BP has taken the axe to its solar power business, saying it “can’t make any money” from selling panels at a time when it continues to spend $20bn annually on oil and gas developments.
The energy group, which once promised to move “beyond petroleum”, was an important player in solar but has over the last three years gradually closed its panel factories and made around 1,750 workers redundant.
At the same time, the company has gradually retreated from other areas such as carbon capture and storage and shut down its separate London headquarters for BP Alternative Energy.
Mike Petrucci, chief executive of BP Solar, wrote to his remaining 100 staff last week, saying “the continuing global economic challenges have significantly impacted the solar industry, making it difficult to sustain long-term returns for the company.”

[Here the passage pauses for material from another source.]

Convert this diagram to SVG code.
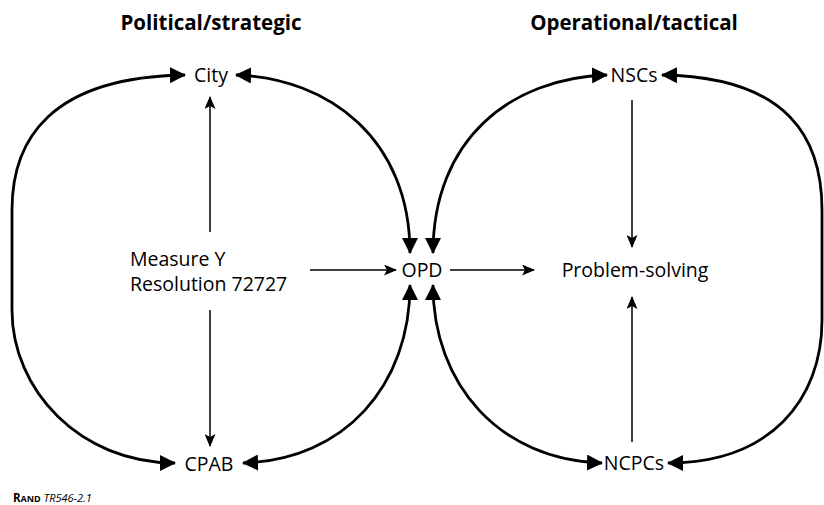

A spokesman for the wider group said the plunging value worldwide of solar panels – partly as a result of low-cost competition from China – had convinced BP that it had no future in a “commoditised” business.
But the spokesman said BP was fulfilling its previous commitment to spend $8bn on renewable power up to the year 2015 and was continuing to forge ahead with onshore wind in the US and biofuels worldwide.
The BP move comes alongside major trouble for other Western solar companies. Panel maker Solyndra, has sought protection from its creditors in the US despite receiving $500m of subsidies from the government, and Solon of Germany is filing for insolvency.
Governments in Britain, Spain and elsewhere have been cutting their financial support for solar power as the price of equipment has tumbled. A recent Ernst & Young report predicted solar prices would have halved by 2013 on the levels of 2009.